In an interview yesterday, Economics Association of Malawi president Bertha Bangara-Chikadza described the bank’s stance as “valid for stabilising expectations” but warned that it must be matched with decisive reforms.
“Import cover around 2.1 months means low reserves, and it may leave the currency exposed to shocks. RBM’s refusal to devalue is valid as it can stabilise expectations and reduce anticipated inflation,” she said.
However, Bangara-Chikadza, an economics lecturer at the University of Malawi, cautioned that without reforms, decisive fiscal consolidation, transparent foreign exchange management, export-led growth policies and accelerated debt restructuring, the ‘no-devaluation’ position risks being unsustainable and could amplify future exchange rate and inflation shocks.
She said the government’s strategy should include export diversification and value addition, particularly in higher-value agriculture, processed goods, tourism and minerals alongside improved trade facilitation and credible fiscal consolidation.
Scotland-based Malawian economist Velli Nyirongo agreed that the RBM’s message is aimed at calming the market and discouraging speculative behaviour, but questioned the sustainability of maintaining the exchange rate on donor inflows alone.

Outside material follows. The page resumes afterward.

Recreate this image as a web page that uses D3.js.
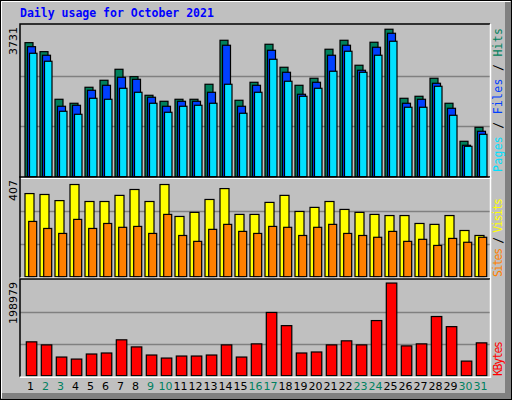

He said: “It will take more than a few donor inflows to maintain the value of the kwacha. What the governor is trying to do is to instil confidence in the market.
“But the government must focus on export-oriented projects, including mining, because at the moment it’s difficult to see which short- or medium-term projects can stabilise the forex situation. That’s the conundrum the new administration must fix.”
Mzuzu University economics lecturer Christopher Mbukwa described the decision to hold off on devaluation as “socially sound”, but economically fragile without structural changes.
“The ministry is correct to hold off on devaluing the currency because it will cause inflation and impoverished people already on the margins. However, the decision to hold off on the devaluation will only pay dividends if the government expedites reforms to boost exports,” he said.
The economists’ remarks come amid continued volatility in the parallel market, where the kwacha is trading between K3 500 and K4 500 against the dollar, more than double the official rate of K1 751.
While the RBM projects improved donor inflows and compliance from banks will restore market order, analysts argue that credibility will depend on how quickly the government translates optimism into action.